Jeffrey Zander didn't last long as the executive director of the Redwood Region Economic Development Commission (RREDC). He was hired in October 2008. By the following January, he had been placed on paid administrative leave. Four months later, in May of this year, he resigned, leaving behind a board of directors so cowed by the threat of litigation that most refuse to discuss the basics of his tenure -- even with each other.
It was a bad situation, and it came at one of the worst possible moments. For economic development agencies everywhere, the last few months have been chock-full of federal stimulus project proposals and other sorts of grant-chasing. For RREDC -- a joint-powers authority of 20 local government agencies -- having a lead staff member on probation meant that those months were largely wasted, according to Trinidad City Councilmember Julie Fulkerson, that city's representative on the commission.
"I was just personally frustrated that there was no director for six months -- or for eight or nine months," Fulkerson said Monday.
No one is saying what, exactly, lead to the instant dispute that placed Zander at odds with the board. But if the reactions of several members are to be believed, it had nothing at all to with the fact that Zander had something of a checkered past. In fact, it would seem that until very recently the board had no idea that the man it had hired to lead economic development projects in Humboldt County was a convicted felon celebrated enough to earn himself a spot in a book titled Masters of Deception: The Worldwide White-Collar Crime Crisis.
For seven years in the late 1980s and early 1990s, Capt. Jeffrey Zander served the United Stated Marine Corps as a judge advocate general -- a lawyer who both prosecuted and defended soldiers in military court. He had risen to a prominent position in the corps, both on the strength of his legal work and his decorated military history. But that was before it all fell apart in 1994, when the Corps discovered that their rising star wasn't actually an attorney -- that he had actually stolen the identity of a member of the California bar to get fake legal credentials.
Zander's story was spelled out most completely in the March 1995 issue of the ABA Journal, a publication of the American Bar Association. The cover story that month was titled "The Jagged Edge," and it was based partly on interviews that veteran legal writer Lincoln Caplan conducted with Zander after the court-martial trial that sent him to military prison for four months.

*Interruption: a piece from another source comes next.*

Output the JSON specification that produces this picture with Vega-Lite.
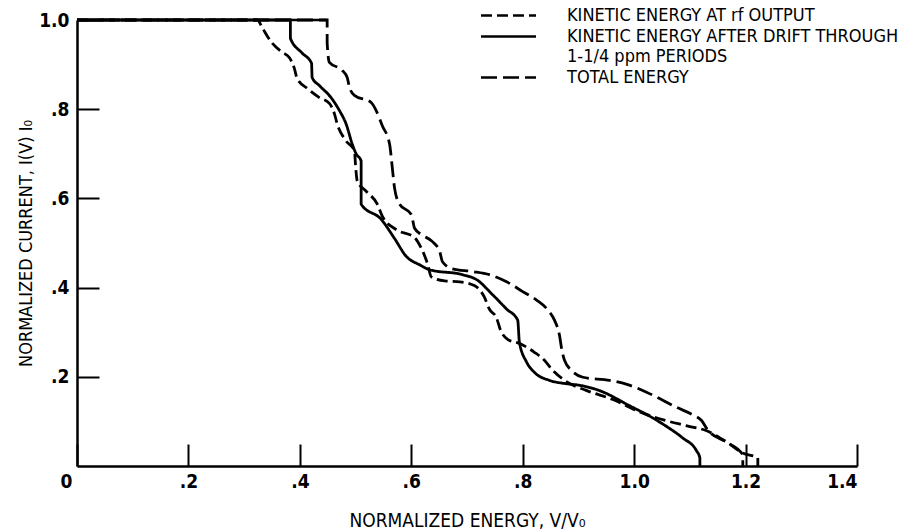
{
  "$schema": "https://vega.github.io/schema/vega-lite/v6.json",
  "autosize": "none",
  "width": 780,
  "height": 446,
  "padding": {"left": 77, "top": 20, "right": 47, "bottom": 65},
  "background": "white",
  "config": {
    "view": {"stroke": null},
    "font": "Liberation Sans Narrow, DejaVu Sans Condensed, sans-serif",
    "axis": {
      "domainColor": "black", "domainWidth": 2.5, "tickColor": "black", "tickWidth": 2,
      "labelColor": "black", "titleColor": "black", "grid": false,
      "labelFont": "Liberation Sans Narrow, DejaVu Sans Condensed, sans-serif",
      "titleFont": "Liberation Sans Narrow, DejaVu Sans Condensed, sans-serif",
      "labelFontSize": 19, "labelFontWeight": "bold", "titleFontSize": 18, "titleFontWeight": "normal"
    },
    "legend": {
      "labelFont": "Liberation Sans Narrow, DejaVu Sans Condensed, sans-serif",
      "labelFontSize": 18, "labelColor": "black", "labelLimit": 500
    }
  },
  "datasets": {
    "curves": [
      {"s": "rf", "o": 0, "v": 0, "i": 1.0},
      {"s": "rf", "o": 1, "v": 0.324, "i": 1.0},
      {"s": "rf", "o": 2, "v": 0.332, "i": 0.984},
      {"s": "rf", "o": 3, "v": 0.349, "i": 0.950},
      {"s": "rf", "o": 4, "v": 0.368, "i": 0.928},
      {"s": "rf", "o": 5, "v": 0.381, "i": 0.916},
      {"s": "rf", "o": 6, "v": 0.390, "i": 0.892},
      {"s": "rf", "o": 7, "v": 0.395, "i": 0.869},
      {"s": "rf", "o": 8, "v": 0.413, "i": 0.847},
      {"s": "rf", "o": 9, "v": 0.435, "i": 0.826},
      {"s": "rf", "o": 10, "v": 0.453, "i": 0.813},
      {"s": "rf", "o": 11, "v": 0.462, "i": 0.790},
      {"s": "rf", "o": 12, "v": 0.467, "i": 0.767},
      {"s": "rf", "o": 13, "v": 0.483, "i": 0.729},
      {"s": "rf", "o": 14, "v": 0.498, "i": 0.707},
      {"s": "rf", "o": 15, "v": 0.500, "i": 0.673},
      {"s": "rf", "o": 16, "v": 0.503, "i": 0.639},
      {"s": "rf", "o": 17, "v": 0.519, "i": 0.616},
      {"s": "rf", "o": 18, "v": 0.539, "i": 0.587},
      {"s": "rf", "o": 19, "v": 0.548, "i": 0.560},
      {"s": "rf", "o": 20, "v": 0.573, "i": 0.530},
      {"s": "rf", "o": 21, "v": 0.606, "i": 0.512},
      {"s": "rf", "o": 22, "v": 0.618, "i": 0.488},
      {"s": "rf", "o": 23, "v": 0.629, "i": 0.454},
      {"s": "rf", "o": 24, "v": 0.636, "i": 0.424},
      {"s": "rf", "o": 25, "v": 0.660, "i": 0.415},
      {"s": "rf", "o": 26, "v": 0.687, "i": 0.413},
      {"s": "rf", "o": 27, "v": 0.714, "i": 0.404},
      {"s": "rf", "o": 28, "v": 0.731, "i": 0.379},
      {"s": "rf", "o": 29, "v": 0.740, "i": 0.352},
      {"s": "rf", "o": 30, "v": 0.753, "i": 0.332},
      {"s": "rf", "o": 31, "v": 0.760, "i": 0.305},
      {"s": "rf", "o": 32, "v": 0.773, "i": 0.284},
      {"s": "rf", "o": 33, "v": 0.794, "i": 0.275},
      {"s": "rf", "o": 34, "v": 0.821, "i": 0.255},
      {"s": "rf", "o": 35, "v": 0.839, "i": 0.237},
      {"s": "rf", "o": 36, "v": 0.852, "i": 0.217},
      {"s": "rf", "o": 37, "v": 0.875, "i": 0.192},
      {"s": "rf", "o": 38, "v": 0.915, "i": 0.169},
      {"s": "rf", "o": 39, "v": 0.962, "i": 0.149},
      {"s": "rf", "o": 40, "v": 1.005, "i": 0.124},
      {"s": "rf", "o": 41, "v": 1.051, "i": 0.104},
      {"s": "rf", "o": 42, "v": 1.095, "i": 0.090},
      {"s": "rf", "o": 43, "v": 1.130, "i": 0.079},
      {"s": "rf", "o": 44, "v": 1.168, "i": 0.052},
      {"s": "rf", "o": 45, "v": 1.195, "i": 0.029},
      {"s": "rf", "o": 46, "v": 1.222, "i": 0.018},
      {"s": "rf", "o": 47, "v": 1.222, "i": 0.0},

      {"s": "drift", "o": 0, "v": 0, "i": 1.0},
      {"s": "drift", "o": 1, "v": 0.383, "i": 1.0},
      {"s": "drift", "o": 2, "v": 0.383, "i": 0.959},
      {"s": "drift", "o": 3, "v": 0.404, "i": 0.926},
      {"s": "drift", "o": 4, "v": 0.421, "i": 0.903},
      {"s": "drift", "o": 5, "v": 0.422, "i": 0.871},
      {"s": "drift", "o": 6, "v": 0.435, "i": 0.853},
      {"s": "drift", "o": 7, "v": 0.456, "i": 0.826},
      {"s": "drift", "o": 8, "v": 0.471, "i": 0.797},
      {"s": "drift", "o": 9, "v": 0.483, "i": 0.767},
      {"s": "drift", "o": 10, "v": 0.494, "i": 0.722},
      {"s": "drift", "o": 11, "v": 0.501, "i": 0.700},
      {"s": "drift", "o": 12, "v": 0.510, "i": 0.684},
      {"s": "drift", "o": 13, "v": 0.510, "i": 0.587},
      {"s": "drift", "o": 14, "v": 0.546, "i": 0.553},
      {"s": "drift", "o": 15, "v": 0.570, "i": 0.510},
      {"s": "drift", "o": 16, "v": 0.591, "i": 0.470},
      {"s": "drift", "o": 17, "v": 0.615, "i": 0.451},
      {"s": "drift", "o": 18, "v": 0.633, "i": 0.440},
      {"s": "drift", "o": 19, "v": 0.692, "i": 0.429},
      {"s": "drift", "o": 20, "v": 0.717, "i": 0.418},
      {"s": "drift", "o": 21, "v": 0.746, "i": 0.384},
      {"s": "drift", "o": 22, "v": 0.771, "i": 0.352},
      {"s": "drift", "o": 23, "v": 0.791, "i": 0.327},
      {"s": "drift", "o": 24, "v": 0.794, "i": 0.278},
      {"s": "drift", "o": 25, "v": 0.807, "i": 0.233},
      {"s": "drift", "o": 26, "v": 0.821, "i": 0.210},
      {"s": "drift", "o": 27, "v": 0.848, "i": 0.192},
      {"s": "drift", "o": 28, "v": 0.875, "i": 0.185},
      {"s": "drift", "o": 29, "v": 0.902, "i": 0.181},
      {"s": "drift", "o": 30, "v": 0.938, "i": 0.169},
      {"s": "drift", "o": 31, "v": 0.992, "i": 0.135},
      {"s": "drift", "o": 32, "v": 1.033, "i": 0.108},
      {"s": "drift", "o": 33, "v": 1.059, "i": 0.088},
      {"s": "drift", "o": 34, "v": 1.087, "i": 0.063},
      {"s": "drift", "o": 35, "v": 1.112, "i": 0.034},
      {"s": "drift", "o": 36, "v": 1.118, "i": 0.018},
      {"s": "drift", "o": 37, "v": 1.118, "i": 0.0},

      {"s": "total", "o": 0, "v": 0, "i": 1.0},
      {"s": "total", "o": 1, "v": 0.449, "i": 1.0},
      {"s": "total", "o": 2, "v": 0.449, "i": 0.948},
      {"s": "total", "o": 3, "v": 0.453, "i": 0.905},
      {"s": "total", "o": 4, "v": 0.476, "i": 0.887},
      {"s": "total", "o": 5, "v": 0.485, "i": 0.871},
      {"s": "total", "o": 6, "v": 0.489, "i": 0.849},
      {"s": "total", "o": 7, "v": 0.498, "i": 0.831},
      {"s": "total", "o": 8, "v": 0.528, "i": 0.815},
      {"s": "total", "o": 9, "v": 0.537, "i": 0.797},
      {"s": "total", "o": 10, "v": 0.548, "i": 0.763},
      {"s": "total", "o": 11, "v": 0.561, "i": 0.722},
      {"s": "total", "o": 12, "v": 0.566, "i": 0.668},
      {"s": "total", "o": 13, "v": 0.570, "i": 0.623},
      {"s": "total", "o": 14, "v": 0.579, "i": 0.587},
      {"s": "total", "o": 15, "v": 0.600, "i": 0.564},
      {"s": "total", "o": 16, "v": 0.606, "i": 0.533},
      {"s": "total", "o": 17, "v": 0.618, "i": 0.519},
      {"s": "total", "o": 18, "v": 0.638, "i": 0.503},
      {"s": "total", "o": 19, "v": 0.651, "i": 0.481},
      {"s": "total", "o": 20, "v": 0.656, "i": 0.458},
      {"s": "total", "o": 21, "v": 0.674, "i": 0.442},
      {"s": "total", "o": 22, "v": 0.710, "i": 0.436},
      {"s": "total", "o": 23, "v": 0.740, "i": 0.429},
      {"s": "total", "o": 24, "v": 0.771, "i": 0.413},
      {"s": "total", "o": 25, "v": 0.800, "i": 0.391},
      {"s": "total", "o": 26, "v": 0.825, "i": 0.372},
      {"s": "total", "o": 27, "v": 0.845, "i": 0.350},
      {"s": "total", "o": 28, "v": 0.857, "i": 0.327},
      {"s": "total", "o": 29, "v": 0.866, "i": 0.293},
      {"s": "total", "o": 30, "v": 0.870, "i": 0.262},
      {"s": "total", "o": 31, "v": 0.875, "i": 0.237},
      {"s": "total", "o": 32, "v": 0.888, "i": 0.214},
      {"s": "total", "o": 33, "v": 0.908, "i": 0.199},
      {"s": "total", "o": 34, "v": 0.956, "i": 0.192},
      {"s": "total", "o": 35, "v": 0.987, "i": 0.183},
      {"s": "total", "o": 36, "v": 1.023, "i": 0.165},
      {"s": "total", "o": 37, "v": 1.077, "i": 0.131},
      {"s": "total", "o": 38, "v": 1.105, "i": 0.115},
      {"s": "total", "o": 39, "v": 1.121, "i": 0.102},
      {"s": "total", "o": 40, "v": 1.132, "i": 0.081},
      {"s": "total", "o": 41, "v": 1.168, "i": 0.052},
      {"s": "total", "o": 42, "v": 1.195, "i": 0.025},
      {"s": "total", "o": 43, "v": 1.195, "i": 0.0}
    ],
    "topline": [{"v0": 0, "v1": 0.449, "i": 1.0}]
  },
  "layer": [
    {
      "data": {"name": "topline"},
      "mark": {"type": "rule", "color": "black", "strokeWidth": 2.5},
      "encoding": {
        "x": {"field": "v0", "type": "quantitative", "scale": {"domain": [0, 1.4]}},
        "x2": {"field": "v1"},
        "y": {"field": "i", "type": "quantitative", "scale": {"domain": [0, 1]}}
      }
    },
    {
      "data": {"name": "curves"},
      "mark": {"type": "line", "color": "black", "strokeWidth": 2.8, "interpolate": "monotone"},
      "encoding": {
        "x": {
          "field": "v", "type": "quantitative",
          "scale": {"domain": [0, 1.4], "nice": false, "zero": true},
          "axis": {
            "title": "NORMALIZED ENERGY, V/V₀",
            "titleFontSize": 19,
            "values": [0, 0.2, 0.4, 0.6, 0.8, 1.0, 1.2, 1.4],
            "labelExpr": "datum.value == 0 ? '0' : replace(format(datum.value, '.1f'), '0.', '.')",
            "tickSize": -22,
            "labelPadding": 28,
            "titlePadding": 20,
            "labelOffset": {"condition": {"test": "datum.value == 0", "value": -17}, "value": 0}
          }
        },
        "y": {
          "field": "i", "type": "quantitative",
          "scale": {"domain": [0, 1], "nice": false},
          "axis": {
            "title": "NORMALIZED CURRENT, I(V) I₀",
            "values": [0.2, 0.4, 0.6, 0.8, 1.0],
            "labelExpr": "replace(format(datum.value, '.1f'), '0.', '.')",
            "tickSize": -22,
            "labelPadding": 30,
            "titlePadding": 3
          }
        },
        "strokeDash": {
          "field": "s", "type": "nominal",
          "scale": {"domain": ["rf", "drift", "total"], "range": [[11, 5], [1, 0], [16, 6]]},
          "legend": {
            "title": null,
            "orient": "none",
            "legendX": 420,
            "legendY": -16,
            "symbolType": "M-2.75,0H2.75",
            "symbolSize": 400,
            "symbolStrokeWidth": 2.5,
            "symbolStrokeColor": "black",
            "symbolFillColor": "transparent",
            "rowPadding": 0,
            "labelOffset": 47,
            "labelExpr": "datum.value == 'rf' ? 'KINETIC ENERGY AT rf OUTPUT' : datum.value == 'drift' ? ['KINETIC ENERGY AFTER DRIFT THROUGH', '\u2002\u2002\u20021-1/4 ppm PERIODS'] : 'TOTAL ENERGY'"
          }
        },
        "order": {"field": "o", "type": "quantitative"}
      }
    }
  ]
}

According to Caplan's account, Zander was a graduate of the Brigham Young University law school who never bothered to take the bar exam. After school, while working for the Marines in California, he decided to become a judge advocate general. To accomplish this, he faked legal paperwork to make it appear as if he were a different person -- James Zander, an actual California attorney. With that paperwork, he obtained a California Bar Association membership card in his own name, presented it to the Corps and signed up for the JAG program. Caplan reports that he was an extraordinary success -- he ranked first in his JAG training class of 300, and later would win 63 out of 64 cases working as a prosecutor in Okinawa.
But Zander's self-invention didn't end with his legal credentials. He also made up a fake military history, which made it appear as if he had served in combat when he had not. He falsely claimed that he had won several medals for valor, including the Bronze Star, the Purple Star, the Antarctica Service Medal and the French Croix de Guerre.

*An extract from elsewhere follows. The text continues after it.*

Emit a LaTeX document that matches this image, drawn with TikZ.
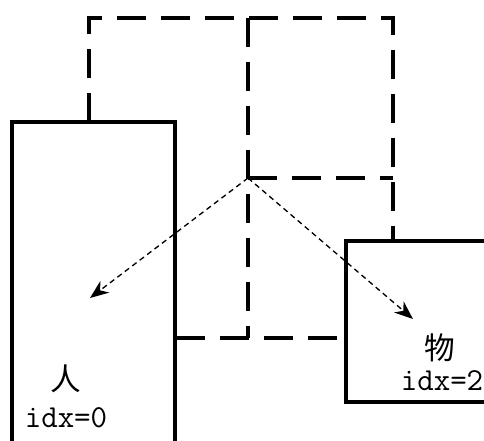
\documentclass[tikz,border=0pt]{standalone}
\usepackage{fontspec}
\newfontfamily\cjk{Noto Sans CJK SC}
\usetikzlibrary{arrows.meta}
\begin{document}
\begin{tikzpicture}[x=0.75pt,y=-0.75pt,
  solidbox/.style={line width=2.5pt},
  dashline/.style={line width=2.5pt,dash pattern=on 22pt off 11pt},
  dotarrow/.style={line width=1pt,dash pattern=on 4pt off 3pt,-{Stealth[length=14pt,width=11pt]}},
  lbl/.style={font=\ttfamily\fontsize{24}{24}\selectfont,inner sep=0pt},
  cjklbl/.style={font=\cjk\fontsize{23}{23}\selectfont,inner sep=0pt}]
\useasboundingbox (0,0) rectangle (484,440);
\begin{scope}
\clip (0,0) rectangle (484,440);
\coordinate (TL) at (89,18);
\coordinate (TM) at (248,18);
\coordinate (TR) at (393,18);
\coordinate (LB) at (89,122);
\coordinate (C) at (248,178);
\coordinate (CR) at (393,178);
\coordinate (RB) at (393,241);
\coordinate (MB) at (248,338);
\coordinate (BL) at (176,338);
\coordinate (BR) at (346,338);
\draw[solidbox] (12,460) -- (12,122) -- (175,122) -- (175,460);
\draw[solidbox] (500,241) -- (346,241) -- (346,402) -- (500,402);
\draw[dashline] (LB) -- (TL) -- (TR) -- (RB);
\draw[dashline] (TM) -- (MB);
\draw[dashline] (C) -- (CR);
\draw[dashline] (BL) -- (BR);
\end{scope}
\coordinate (A0) at (90,298);
\coordinate (A2) at (413,319);
\draw[dotarrow] (C) -- (A0);
\draw[dotarrow] (C) -- (A2);
\node[cjklbl] (n0) at (66,379) {人};
\node[lbl] (i0) at (66,418) {idx=0};
\node[cjklbl] (n2) at (440,348) {物};
\node[lbl] (i2) at (442,381) {idx=2};
\end{tikzpicture}
\end{document}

After this all came to light, Zander avoided a seven-year stint in the brig by arranging a plea bargain to felony charges including false statements, wearing unauthorized awards and 20 counts of conduct unbecoming an officer. According to Caplan, though, the Marines were forced to exonerate or partially exonerate 21 convicted soldiers who Zander had represented as defense counsel. The service has not forgotten the case; an article in the Winter 2006/Spring 2007 issue of Military Law Review contains a stinging assessment: "Capt. Zander, who had eight years enlisted service in which to absorb the military ethos, lied about core aspects of what we all share and value as Soldiers and Marines: combat, and selflessness, and valor."
How Zander came to reinvent himself as an economic development expert in the years after his court-martial is still unknown, as is how he came to be hired to lead one of the most influential economic development agencies in Humboldt County. Attempts to reach Zander at his home in Utah were unsuccessful, and the lips of RREDC are tightly sealed. Blue Lake City Councilmember Sherman Schapiro, chair of the RREDC Board of Directors, was reached at his home Monday; he said only that he had nothing to say.
When asked for a copy of the resume Zander provided to RREDC last year, Zander's replacement -- Gregg Foster, who previously served as the commission's executive director from 1999 to 2007 -- said that he could not provide it, on the advice of the commission's legal counsel.
Fulkerson, who came on to the board of directors at the beginning of the year, said that the commission was under strict legal instructions not to discuss the specifics of Zander's time at RREDC -- not even in closed session, with only other members of the board of directors present. But she did say that none of the information about Zander's background -- which came as a surprise to her -- was a factor in the dispute that led the board to place Zander on administrative leave just two months after he took the job.
"I can tell you that on the face of it, it didn't seem like much," Fulkerson said. "If you were to hear it -- the specifics -- you'd think that this kind of thing happens every day somewhere."